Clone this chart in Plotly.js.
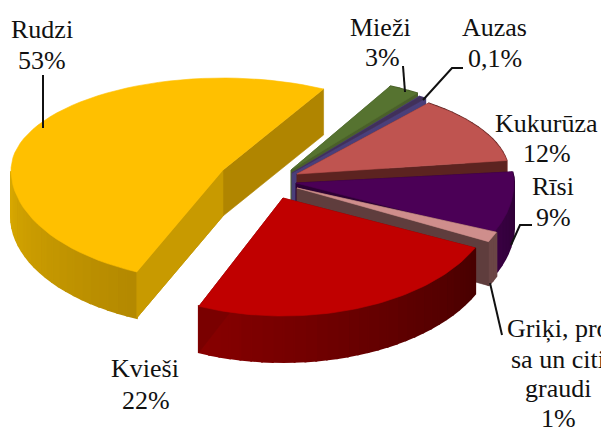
<!DOCTYPE html>
<html>
<head>
<meta charset="utf-8">
<script src="https://cdn.plot.ly/plotly-3.0.1.min.js"></script>
<style>html,body{margin:0;padding:0;background:#fff;overflow:hidden}#c{width:601px;height:428px}</style>
</head>
<body>
<div id="c"></div>
<script>
// Data (share of each grain, percent), clockwise from the back of the pie
var categories = ["Mieži", "Auzas", "Kukurūza", "Rīsi", "Griķi, prosa un citi graudi", "Kvieši", "Rudzi"];
var values = [3, 0.1, 12, 9, 1, 22, 53];
var percentLabels = ["3%", "0,1%", "12%", "9%", "1%", "22%", "53%"];

// Drawing set-up for the tilted, exploded pie
var startAngle = [27, 35.5, 38.2, 83, 112, 115, 204];
var spanFactor = [0.77, 6, 1, 1, 1.4, 1.117, 0.967];
var apexX = [291, 292, 297, 296, 297, 283, 223];
var apexY = [170, 173, 174, 183, 188, 198, 170];
var radiusX = [218, 218, 212, 218, 215, 212, 212];
var radiusBack = [94, 94, 90, 92, 92, 92, 92];
var radiusFront = [115, 115, 115, 118, 118, 118, 111.6];
var depth = [43, 43, 43, 43, 44, 46, 46];
var topColor = ["#567330", "#41305a", "#bf5450", "#4b0056", "#cf8e8c", "#c00000", "#ffc000"];
var edgeColor = ["#4a5f2a", "#4a3f7a", "#5c2320", "#2e0034", "#5f3d3d", "#7a0000", "#b58a00"];
var wallFrom = ["#4a5f2a", "#4a3f7a", "#7a2f2c", "#3a0044", "#6b4646", "#880000", "#d8a800"];
var wallTo = ["#4a5f2a", "#4a3f7a", "#5c2320", "#2a0030", "#6b4646", "#480000", "#b38800"];
var drawOrder = [6, 0, 1, 2, 3, 4, 5];

var traces = [];
function rad(d) { return d * Math.PI / 180; }
function pt(i, deg, drop) {
  var c = Math.cos(rad(deg));
  return [apexX[i] + radiusX[i] * Math.sin(rad(deg)),
          apexY[i] - (c > 0 ? radiusBack[i] : radiusFront[i]) * c + drop];
}
function poly(pts, color, lw) {
  var xs = pts.map(function (p) { return p[0]; });
  var ys = pts.map(function (p) { return p[1]; });
  xs.push(xs[0]); ys.push(ys[0]);
  traces.push({ type: "scatter", mode: "lines", x: xs, y: ys, fill: "toself", fillcolor: color,
    line: { color: color, width: lw || 0.6 }, hoverinfo: "skip", showlegend: false });
}
function hex(c) { return [1, 3, 5].map(function (k) { return parseInt(c.substr(k, 2), 16); }); }
function mix(a, b, t) {
  var A = hex(a), B = hex(b);
  return "rgb(" + A.map(function (v, k) { return Math.round(v + (B[k] - v) * t); }).join(",") + ")";
}
var total = values.reduce(function (s, v) { return s + v; }, 0);

drawOrder.forEach(function (i) {
  var s = startAngle[i], e = s + values[i] / total * 360 * spanFactor[i];
  var apex = [apexX[i], apexY[i]], apexLow = [apexX[i], apexY[i] + depth[i]];
  poly([apex, pt(i, s, 0), pt(i, s, depth[i]), apexLow], i === 6 ? "#b58a00" : edgeColor[i]);
  var step = 3, n = Math.max(1, Math.ceil((e - s) / step));
  for (var k = 0; k < n; k++) {
    var a0 = s + (e - s) * k / n, a1 = s + (e - s) * (k + 1) / n, col;
    var mid = (((a0 + a1) / 2) % 360 + 360) % 360;
    if (i === 6) {
      if (mid > 270 || mid < 180) continue;
      col = mix(wallFrom[i], wallTo[i], Math.min(1, Math.max(0, (270 - mid) / 66)));
    } else {
      col = mix(wallTo[i], wallFrom[i], Math.min(1, Math.max(0, (mid - s) / Math.max(1, e - s))));
    }
    poly([pt(i, a0, 0), pt(i, a1, 0), pt(i, a1, depth[i]), pt(i, a0, depth[i])], col, 2);
  }
  poly([apex, pt(i, e, 0), pt(i, e, depth[i]), apexLow], i === 6 ? "#b08500" : edgeColor[i]);
  if (i === 6) {
    poly([apex, pt(i, s, 0), pt(i, s, depth[i]), apexLow], "#c89a00");
  }
  var face = [apex];
  for (var d = 0; d <= 60; d++) face.push(pt(i, s + (e - s) * d / 60, 0));
  poly(face, topColor[i]);
});

function leader(xs, ys) {
  traces.push({ type: "scatter", mode: "lines", x: xs, y: ys, line: { color: "#111", width: 2 },
    hoverinfo: "skip", showlegend: false });
}
leader([43, 43], [75, 128]);
leader([403, 405], [66, 92]);
leader([423, 452, 463], [100, 68, 68]);
leader([511, 520, 532], [245, 225, 225]);
leader([490, 502], [283, 335]);

var labelFont = { family: "'Liberation Serif'", size: 26, color: "#111" };
function note(x, y, text) {
  return { x: x, y: y, xref: "x", yref: "y", text: text, showarrow: false, font: labelFont,
    xanchor: "center", yanchor: "middle", align: "center" };
}
var annotations = [
  note(42, 29, "Rudzi"), note(42, 60, percentLabels[6]),
  note(380, 27, "Mieži"), note(382, 57, percentLabels[0]),
  note(494, 27, "Auzas"), note(495, 58, percentLabels[1]),
  note(546, 123, "Kukurūza"), note(547, 153, percentLabels[2]),
  note(553, 186, "Rīsi"), note(553, 217, percentLabels[3]),
  note(145, 368, "Kvieši"), note(146, 400, percentLabels[5]),
  note(558, 328, "Griķi, pro"), note(558, 359, "sa un citi"), note(558, 388, "graudi"), note(558, 418, percentLabels[4])
];

Plotly.newPlot("c", traces, {
  width: 601, height: 428,
  margin: { l: 0, r: 0, t: 0, b: 0 },
  paper_bgcolor: "#fff", plot_bgcolor: "#fff",
  showlegend: false,
  xaxis: { range: [0, 601], visible: false, fixedrange: true },
  yaxis: { range: [428, 0], visible: false, fixedrange: true },
  annotations: annotations
}, { displayModeBar: false, staticPlot: true });
</script>
</body>
</html>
____________
Output a faithful copy of the data, with each picture left out.

Task response:
Clone this chart in Plotly.js.
<!DOCTYPE html>
<html>
<head>
<meta charset="utf-8">
<script src="https://cdn.plot.ly/plotly-3.0.1.min.js"></script>
<style>html,body{margin:0;padding:0;background:#fff;overflow:hidden}#c{width:601px;height:428px}</style>
</head>
<body>
<div id="c"></div>
<script>
// Data (share of each grain, percent), clockwise from the back of the pie
var categories = ["Mieži", "Auzas", "Kukurūza", "Rīsi", "Griķi, prosa un citi graudi", "Kvieši", "Rudzi"];
var values = [3, 0.1, 12, 9, 1, 22, 53];
var percentLabels = ["3%", "0,1%", "12%", "9%", "1%", "22%", "53%"];

// Drawing set-up for the tilted, exploded pie
var startAngle = [27, 35.5, 38.2, 83, 112, 115, 204];
var spanFactor = [0.77, 6, 1, 1, 1.4, 1.117, 0.967];
var apexX = [291, 292, 297, 296, 297, 283, 223];
var apexY = [170, 173, 174, 183, 188, 198, 170];
var radiusX = [218, 218, 212, 218, 215, 212, 212];
var radiusBack = [94, 94, 90, 92, 92, 92, 92];
var radiusFront = [115, 115, 115, 118, 118, 118, 111.6];
var depth = [43, 43, 43, 43, 44, 46, 46];
var topColor = ["#567330", "#41305a", "#bf5450", "#4b0056", "#cf8e8c", "#c00000", "#ffc000"];
var edgeColor = ["#4a5f2a", "#4a3f7a", "#5c2320", "#2e0034", "#5f3d3d", "#7a0000", "#b58a00"];
var wallFrom = ["#4a5f2a", "#4a3f7a", "#7a2f2c", "#3a0044", "#6b4646", "#880000", "#d8a800"];
var wallTo = ["#4a5f2a", "#4a3f7a", "#5c2320", "#2a0030", "#6b4646", "#480000", "#b38800"];
var drawOrder = [6, 0, 1, 2, 3, 4, 5];

var traces = [];
function rad(d) { return d * Math.PI / 180; }
function pt(i, deg, drop) {
  var c = Math.cos(rad(deg));
  return [apexX[i] + radiusX[i] * Math.sin(rad(deg)),
          apexY[i] - (c > 0 ? radiusBack[i] : radiusFront[i]) * c + drop];
}
function poly(pts, color, lw) {
  var xs = pts.map(function (p) { return p[0]; });
  var ys = pts.map(function (p) { return p[1]; });
  xs.push(xs[0]); ys.push(ys[0]);
  traces.push({ type: "scatter", mode: "lines", x: xs, y: ys, fill: "toself", fillcolor: color,
    line: { color: color, width: lw || 0.6 }, hoverinfo: "skip", showlegend: false });
}
function hex(c) { return [1, 3, 5].map(function (k) { return parseInt(c.substr(k, 2), 16); }); }
function mix(a, b, t) {
  var A = hex(a), B = hex(b);
  return "rgb(" + A.map(function (v, k) { return Math.round(v + (B[k] - v) * t); }).join(",") + ")";
}
var total = values.reduce(function (s, v) { return s + v; }, 0);

drawOrder.forEach(function (i) {
  var s = startAngle[i], e = s + values[i] / total * 360 * spanFactor[i];
  var apex = [apexX[i], apexY[i]], apexLow = [apexX[i], apexY[i] + depth[i]];
  poly([apex, pt(i, s, 0), pt(i, s, depth[i]), apexLow], i === 6 ? "#b58a00" : edgeColor[i]);
  var step = 3, n = Math.max(1, Math.ceil((e - s) / step));
  for (var k = 0; k < n; k++) {
    var a0 = s + (e - s) * k / n, a1 = s + (e - s) * (k + 1) / n, col;
    var mid = (((a0 + a1) / 2) % 360 + 360) % 360;
    if (i === 6) {
      if (mid > 270 || mid < 180) continue;
      col = mix(wallFrom[i], wallTo[i], Math.min(1, Math.max(0, (270 - mid) / 66)));
    } else {
      col = mix(wallTo[i], wallFrom[i], Math.min(1, Math.max(0, (mid - s) / Math.max(1, e - s))));
    }
    poly([pt(i, a0, 0), pt(i, a1, 0), pt(i, a1, depth[i]), pt(i, a0, depth[i])], col, 2);
  }
  poly([apex, pt(i, e, 0), pt(i, e, depth[i]), apexLow], i === 6 ? "#b08500" : edgeColor[i]);
  if (i === 6) {
    poly([apex, pt(i, s, 0), pt(i, s, depth[i]), apexLow], "#c89a00");
  }
  var face = [apex];
  for (var d = 0; d <= 60; d++) face.push(pt(i, s + (e - s) * d / 60, 0));
  poly(face, topColor[i]);
});

function leader(xs, ys) {
  traces.push({ type: "scatter", mode: "lines", x: xs, y: ys, line: { color: "#111", width: 2 },
    hoverinfo: "skip", showlegend: false });
}
leader([43, 43], [75, 128]);
leader([403, 405], [66, 92]);
leader([423, 452, 463], [100, 68, 68]);
leader([511, 520, 532], [245, 225, 225]);
leader([490, 502], [283, 335]);

var labelFont = { family: "'Liberation Serif'", size: 26, color: "#111" };
function note(x, y, text) {
  return { x: x, y: y, xref: "x", yref: "y", text: text, showarrow: false, font: labelFont,
    xanchor: "center", yanchor: "middle", align: "center" };
}
var annotations = [
  note(42, 29, "Rudzi"), note(42, 60, percentLabels[6]),
  note(380, 27, "Mieži"), note(382, 57, percentLabels[0]),
  note(494, 27, "Auzas"), note(495, 58, percentLabels[1]),
  note(546, 123, "Kukurūza"), note(547, 153, percentLabels[2]),
  note(553, 186, "Rīsi"), note(553, 217, percentLabels[3]),
  note(145, 368, "Kvieši"), note(146, 400, percentLabels[5]),
  note(558, 328, "Griķi, pro"), note(558, 359, "sa un citi"), note(558, 388, "graudi"), note(558, 418, percentLabels[4])
];

Plotly.newPlot("c", traces, {
  width: 601, height: 428,
  margin: { l: 0, r: 0, t: 0, b: 0 },
  paper_bgcolor: "#fff", plot_bgcolor: "#fff",
  showlegend: false,
  xaxis: { range: [0, 601], visible: false, fixedrange: true },
  yaxis: { range: [428, 0], visible: false, fixedrange: true },
  annotations: annotations
}, { displayModeBar: false, staticPlot: true });
</script>
</body>
</html>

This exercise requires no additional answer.